コバルトを吸着させたイオン交換樹脂のプラズマ処理による重量変化において、反応性ガスに酸素を用いたときは、最も効率良く減容できた。反応性ガスに二酸化炭素(流量18 L/min)を用いてコバルトを吸着させた樹脂を処理し、赤外吸収スペクトル(FT-IR)法で分析した結果、処理時間40 分までは、スルホン酸基(1030, 1130, 1180, 1230cm-1)は分解されているが、パラジ置換ベンゼン(820 cm-1)、パラジ置換ベンゼンは完全には分解されていないことがわかった。処理後の樹脂をX線回折分析した結果、スルホン酸基に吸着していたCoは脱離し、CoOとしてに廃樹脂中に存在することがわかった。また、誘導プラズマ分光分析を行った結果から、廃樹脂中のCoの保持率を求めた結果、反応性ガスに二酸化炭素を用いたときが、最も保持率が高く、0.996±0.012であった。

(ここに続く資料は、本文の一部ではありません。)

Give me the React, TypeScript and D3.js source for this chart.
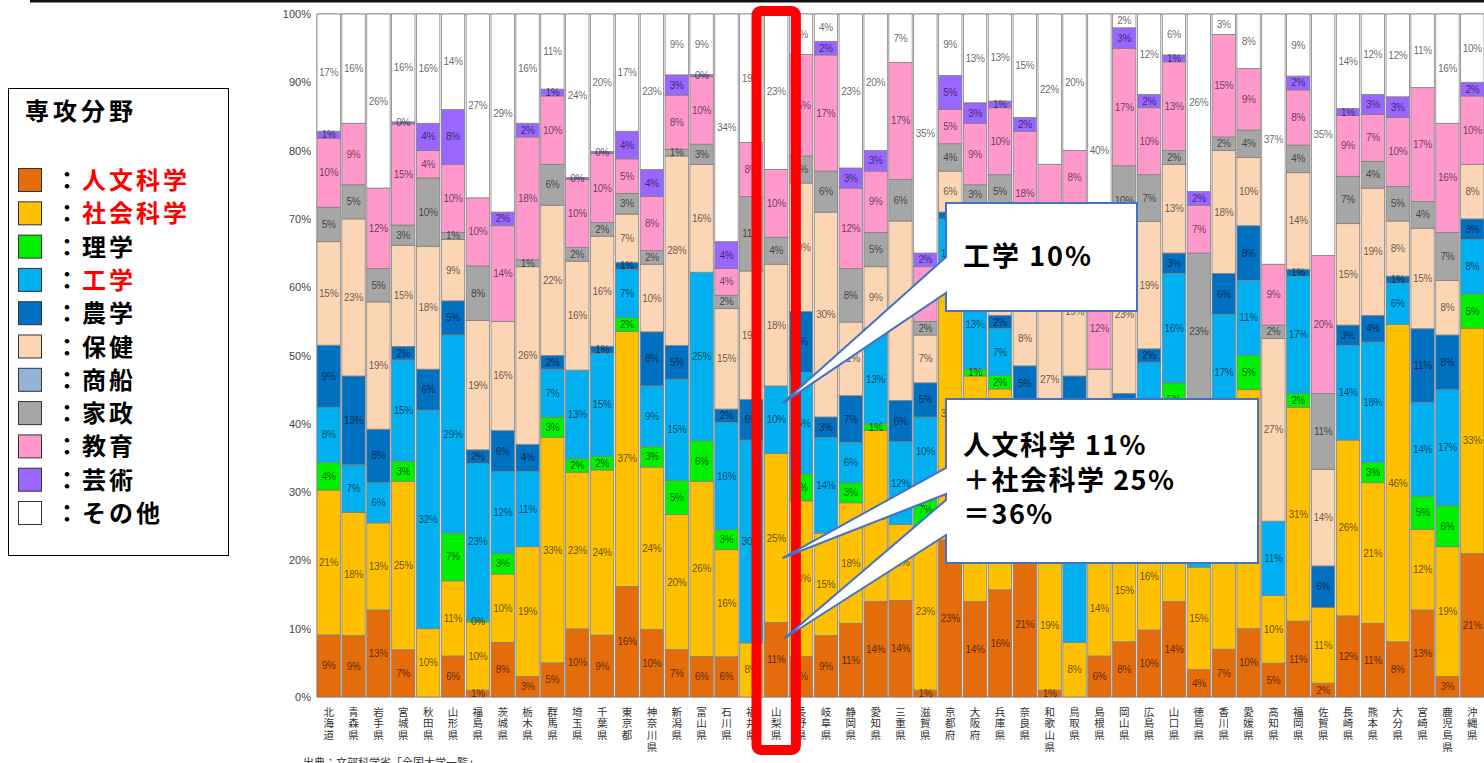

反応性ガスに二酸化炭素を用いたときは、他の反応性ガスより重量減少は低いが、コバルトの保持率では最も優れていた。廃棄物処理において、二酸化炭素プラズマを用いることで、温度等の条件によって酸化雰囲気を制御できるため、安定的かつ高速な減容化が可能である。この結果、二酸化炭素プラズマは多くの廃棄物処理に適応できると考えられる。